▶ [Directive]: Below are some records: retype them all exactly, but not the pictures.

▶ [Recorded information]:
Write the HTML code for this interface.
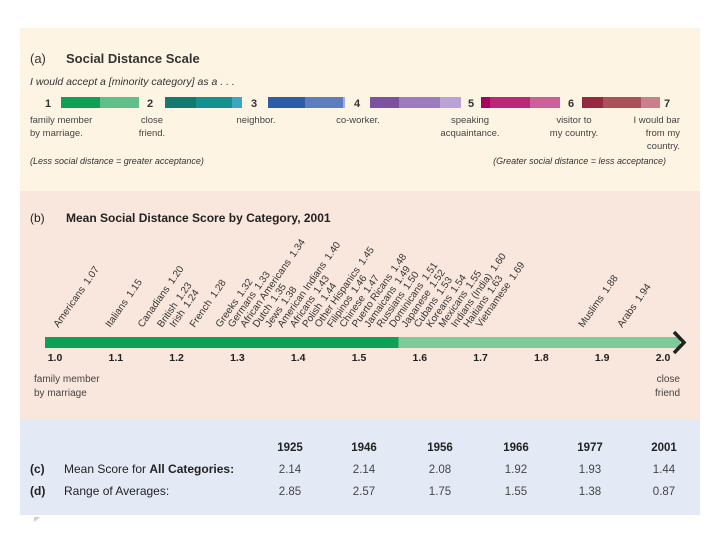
<!DOCTYPE html>
<html><head><meta charset="utf-8"><style>
body{margin:0;background:#fff;width:720px;height:540px;overflow:hidden}
svg{display:block;font-family:"Liberation Sans",sans-serif}
</style></head><body>
<svg width="720" height="540" viewBox="0 0 720 540">
<rect x="20" y="28" width="680" height="163" fill="#fdf4e3"/>
<rect x="20" y="191" width="680" height="229" fill="#f9e6dc"/>
<rect x="20" y="420" width="680" height="95" fill="#e4eaf5"/>
<g id="pa" fill="#333">
<text x="30" y="63" font-size="13">(a)<tspan x="66" font-weight="bold">Social Distance Scale</tspan></text>
<text x="30" y="85" font-size="10.5" font-style="italic">I would accept a [minority category] as a . . .</text>
<text x="30" y="164" font-size="9" font-style="italic">(Less social distance = greater acceptance)</text>
<text x="666" y="164" font-size="9" font-style="italic" text-anchor="end">(Greater social distance = less acceptance)</text>
</g>
<g id="pb" fill="#222">
<text x="30" y="222" font-size="12">(b)<tspan x="66" font-weight="bold">Mean Social Distance Score by Category, 2001</tspan></text>
<text x="34" y="382" font-size="10" fill="#444">family member<tspan x="34" dy="14">by marriage</tspan></text>
<text x="680" y="382" font-size="10" fill="#444" text-anchor="end">close<tspan x="680" dy="14">friend</tspan></text>
</g>
<g id="pc" fill="#222"></g>
<path d="M34 517 l6 0 l-6 5 z" fill="#ccd"/>
</svg>
<script>
const NS="http://www.w3.org/2000/svg";
function mk(tag,attrs,parent,txt){const e=document.createElementNS(NS,tag);for(const k in attrs)e.setAttribute(k,attrs[k]);if(txt!==undefined)e.textContent=txt;parent.appendChild(e);return e;}
const scaleNums=["1","2","3","4","5","6","7"];
const scaleNumX=[48,150,254,357,471,571,667];
const swatchColors=[["#0fa055","#5fc08a"],["#127a6e","#149090","#3aa6c0"],["#2c5ea8","#5e7cc0","#a0b0e0"],["#7c52a0","#9b7cc0","#b8a2d6"],["#a80060","#bb2878","#cc6098"],["#962840","#aa5058","#c8808a"]];
const swatchStops=[[61,100,139],[165,196,232,242],[268,305,343,345],[370,399,440,461],[481,490,530,560],[582,603,641,660]];
const scaleLabels=[["family member","by marriage."],["close","friend."],["neighbor."],["co-worker."],["speaking","acquaintance."],["visitor to","my country."],["I would bar","from my","country."]];
const pa=document.getElementById('pa');
scaleNums.forEach((n,i)=>{
  const t=mk('text',{x:scaleNumX[i],y:107,'font-size':11,'font-weight':'bold','text-anchor':'middle'},pa,n);
  
  
});
swatchColors.forEach((cols,i)=>{
  cols.forEach((c,j)=>{
    const r=mk('rect',{x:swatchStops[i][j],y:97,width:swatchStops[i][j+1]-swatchStops[i][j],height:11,fill:c},pa);
    
    
  });
});
const labX=[[30,'start'],[152,'middle'],[256,'middle'],[358,'middle'],[470,'middle'],[574,'middle'],[680,'end']];
scaleLabels.forEach((ls,i)=>{
  const t=mk('text',{x:labX[i][0],y:123,'font-size':9.5,fill:'#444','text-anchor':labX[i][1]},pa);
  
  
  ls.forEach((s,j)=>mk('tspan',{x:labX[i][0],dy:j?13:0},t,s));
});
const categories=["Americans","Italians","Canadians","British","Irish","French","Greeks","Germans","African Americans","Dutch","Jews","American Indians","Africans","Polish","Other Hispanics","Filipinos","Chinese","Puerto Ricans","Jamaicans","Russians","Dominicans","Japanese","Cubans","Koreans","Mexicans","Indians (India)","Haitians","Vietnamese","Muslims","Arabs"];
const scores=[1.07,1.15,1.20,1.23,1.24,1.28,1.32,1.33,1.34,1.35,1.38,1.40,1.43,1.44,1.45,1.46,1.47,1.48,1.49,1.50,1.51,1.52,1.53,1.54,1.55,1.60,1.63,1.69,1.88,1.94];
const tickVals=["1.0","1.1","1.2","1.3","1.4","1.5","1.6","1.7","1.8","1.9","2.0"];
const meanScore2001=1.565;
const pb=document.getElementById('pb');
const xs=v=>55+(v-1)*608;
const axStart=45, axEnd=680;
let r=mk('rect',{x:axStart,y:337,width:xs(meanScore2001)-axStart,height:11,fill:'#0ca154'},pb);


r=mk('rect',{x:xs(meanScore2001),y:337,width:axEnd-xs(meanScore2001),height:11,fill:'#7ecb9a'},pb);


r=mk('path',{d:`M${axEnd-6} 332 L${axEnd+4} 342.5 L${axEnd-6} 353`,fill:'none',stroke:'#222','stroke-width':3.5},pb);


tickVals.forEach(tv=>{
  const t=mk('text',{x:xs(parseFloat(tv)),y:361,'font-size':10.5,'font-weight':'bold','text-anchor':'middle'},pb,tv);
  
  
});
let prev=-1e9;
categories.forEach((c,i)=>{
  const v=scores[i];
  let p=xs(v)-42+40*(v-1);
  if(p<prev+12.4)p=prev+12.4;
  prev=p;
  const t=mk('text',{x:0,y:0,'font-size':10,fill:'#333',transform:`translate(${p},328) rotate(-55)`},pb);
  
  
  mk('tspan',{},t,c+'\u2002');
  mk('tspan',{},t,v.toFixed(2));
});
const years=["1925","1946","1956","1966","1977","2001"];
const meanScores=[2.14,2.14,2.08,1.92,1.93,1.44];
const rangeAvgs=[2.85,2.57,1.75,1.55,1.38,0.87];
const colX=[290,364,440,516,590,664];
const pc=document.getElementById('pc');
let t=mk('text',{x:30,y:473,'font-size':12},pc);


mk('tspan',{'font-weight':'bold'},t,'(c)');
mk('tspan',{x:64},t,'Mean Score for ');
mk('tspan',{'font-weight':'bold'},t,'All Categories:');
t=mk('text',{x:30,y:495,'font-size':12},pc);


mk('tspan',{'font-weight':'bold'},t,'(d)');
mk('tspan',{x:64},t,'Range of Averages:');
years.forEach((y,i)=>{
  let e=mk('text',{x:colX[i],y:451,'font-size':11.5,'font-weight':'bold','text-anchor':'middle'},pc,y);
  
  
  e=mk('text',{x:colX[i],y:473,'font-size':11.5,'text-anchor':'middle',fill:'#444'},pc,meanScores[i].toFixed(2));
  
  
  e=mk('text',{x:colX[i],y:495,'font-size':11.5,'text-anchor':'middle',fill:'#444'},pc,rangeAvgs[i].toFixed(2));
  
  
});
</script>
</body></html>
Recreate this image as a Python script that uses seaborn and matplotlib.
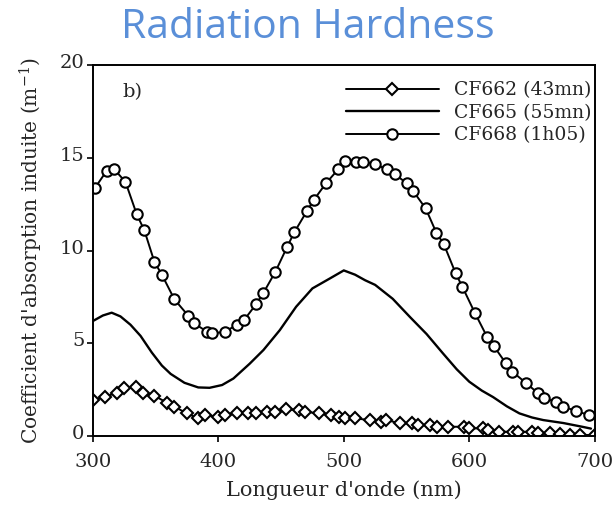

▶ [Task response]:
Write the HTML code for this interface.
<!DOCTYPE html>
<html><head><meta charset="utf-8"><style>
body{margin:0;background:#fff;width:720px;height:540px;overflow:hidden}
svg{display:block;font-family:"Liberation Sans",sans-serif}
</style></head><body>
<svg width="720" height="540" viewBox="0 0 720 540">
<rect x="20" y="28" width="680" height="163" fill="#fdf4e3"/>
<rect x="20" y="191" width="680" height="229" fill="#f9e6dc"/>
<rect x="20" y="420" width="680" height="95" fill="#e4eaf5"/>
<g id="pa" fill="#333">
<text x="30" y="63" font-size="13">(a)<tspan x="66" font-weight="bold">Social Distance Scale</tspan></text>
<text x="30" y="85" font-size="10.5" font-style="italic">I would accept a [minority category] as a . . .</text>
<text x="30" y="164" font-size="9" font-style="italic">(Less social distance = greater acceptance)</text>
<text x="666" y="164" font-size="9" font-style="italic" text-anchor="end">(Greater social distance = less acceptance)</text>
</g>
<g id="pb" fill="#222">
<text x="30" y="222" font-size="12">(b)<tspan x="66" font-weight="bold">Mean Social Distance Score by Category, 2001</tspan></text>
<text x="34" y="382" font-size="10" fill="#444">family member<tspan x="34" dy="14">by marriage</tspan></text>
<text x="680" y="382" font-size="10" fill="#444" text-anchor="end">close<tspan x="680" dy="14">friend</tspan></text>
</g>
<g id="pc" fill="#222"></g>
<path d="M34 517 l6 0 l-6 5 z" fill="#ccd"/>
</svg>
<script>
const NS="http://www.w3.org/2000/svg";
function mk(tag,attrs,parent,txt){const e=document.createElementNS(NS,tag);for(const k in attrs)e.setAttribute(k,attrs[k]);if(txt!==undefined)e.textContent=txt;parent.appendChild(e);return e;}
const scaleNums=["1","2","3","4","5","6","7"];
const scaleNumX=[48,150,254,357,471,571,667];
const swatchColors=[["#0fa055","#5fc08a"],["#127a6e","#149090","#3aa6c0"],["#2c5ea8","#5e7cc0","#a0b0e0"],["#7c52a0","#9b7cc0","#b8a2d6"],["#a80060","#bb2878","#cc6098"],["#962840","#aa5058","#c8808a"]];
const swatchStops=[[61,100,139],[165,196,232,242],[268,305,343,345],[370,399,440,461],[481,490,530,560],[582,603,641,660]];
const scaleLabels=[["family member","by marriage."],["close","friend."],["neighbor."],["co-worker."],["speaking","acquaintance."],["visitor to","my country."],["I would bar","from my","country."]];
const pa=document.getElementById('pa');
scaleNums.forEach((n,i)=>{
  const t=mk('text',{x:scaleNumX[i],y:107,'font-size':11,'font-weight':'bold','text-anchor':'middle'},pa,n);
  
  
});
swatchColors.forEach((cols,i)=>{
  cols.forEach((c,j)=>{
    const r=mk('rect',{x:swatchStops[i][j],y:97,width:swatchStops[i][j+1]-swatchStops[i][j],height:11,fill:c},pa);
    
    
  });
});
const labX=[[30,'start'],[152,'middle'],[256,'middle'],[358,'middle'],[470,'middle'],[574,'middle'],[680,'end']];
scaleLabels.forEach((ls,i)=>{
  const t=mk('text',{x:labX[i][0],y:123,'font-size':9.5,fill:'#444','text-anchor':labX[i][1]},pa);
  
  
  ls.forEach((s,j)=>mk('tspan',{x:labX[i][0],dy:j?13:0},t,s));
});
const categories=["Americans","Italians","Canadians","British","Irish","French","Greeks","Germans","African Americans","Dutch","Jews","American Indians","Africans","Polish","Other Hispanics","Filipinos","Chinese","Puerto Ricans","Jamaicans","Russians","Dominicans","Japanese","Cubans","Koreans","Mexicans","Indians (India)","Haitians","Vietnamese","Muslims","Arabs"];
const scores=[1.07,1.15,1.20,1.23,1.24,1.28,1.32,1.33,1.34,1.35,1.38,1.40,1.43,1.44,1.45,1.46,1.47,1.48,1.49,1.50,1.51,1.52,1.53,1.54,1.55,1.60,1.63,1.69,1.88,1.94];
const tickVals=["1.0","1.1","1.2","1.3","1.4","1.5","1.6","1.7","1.8","1.9","2.0"];
const meanScore2001=1.565;
const pb=document.getElementById('pb');
const xs=v=>55+(v-1)*608;
const axStart=45, axEnd=680;
let r=mk('rect',{x:axStart,y:337,width:xs(meanScore2001)-axStart,height:11,fill:'#0ca154'},pb);


r=mk('rect',{x:xs(meanScore2001),y:337,width:axEnd-xs(meanScore2001),height:11,fill:'#7ecb9a'},pb);


r=mk('path',{d:`M${axEnd-6} 332 L${axEnd+4} 342.5 L${axEnd-6} 353`,fill:'none',stroke:'#222','stroke-width':3.5},pb);


tickVals.forEach(tv=>{
  const t=mk('text',{x:xs(parseFloat(tv)),y:361,'font-size':10.5,'font-weight':'bold','text-anchor':'middle'},pb,tv);
  
  
});
let prev=-1e9;
categories.forEach((c,i)=>{
  const v=scores[i];
  let p=xs(v)-42+40*(v-1);
  if(p<prev+12.4)p=prev+12.4;
  prev=p;
  const t=mk('text',{x:0,y:0,'font-size':10,fill:'#333',transform:`translate(${p},328) rotate(-55)`},pb);
  
  
  mk('tspan',{},t,c+'\u2002');
  mk('tspan',{},t,v.toFixed(2));
});
const years=["1925","1946","1956","1966","1977","2001"];
const meanScores=[2.14,2.14,2.08,1.92,1.93,1.44];
const rangeAvgs=[2.85,2.57,1.75,1.55,1.38,0.87];
const colX=[290,364,440,516,590,664];
const pc=document.getElementById('pc');
let t=mk('text',{x:30,y:473,'font-size':12},pc);


mk('tspan',{'font-weight':'bold'},t,'(c)');
mk('tspan',{x:64},t,'Mean Score for ');
mk('tspan',{'font-weight':'bold'},t,'All Categories:');
t=mk('text',{x:30,y:495,'font-size':12},pc);


mk('tspan',{'font-weight':'bold'},t,'(d)');
mk('tspan',{x:64},t,'Range of Averages:');
years.forEach((y,i)=>{
  let e=mk('text',{x:colX[i],y:451,'font-size':11.5,'font-weight':'bold','text-anchor':'middle'},pc,y);
  
  
  e=mk('text',{x:colX[i],y:473,'font-size':11.5,'text-anchor':'middle',fill:'#444'},pc,meanScores[i].toFixed(2));
  
  
  e=mk('text',{x:colX[i],y:495,'font-size':11.5,'text-anchor':'middle',fill:'#444'},pc,rangeAvgs[i].toFixed(2));
  
  
});
</script>
</body></html>
Recreate this image as a Python script that uses seaborn and matplotlib.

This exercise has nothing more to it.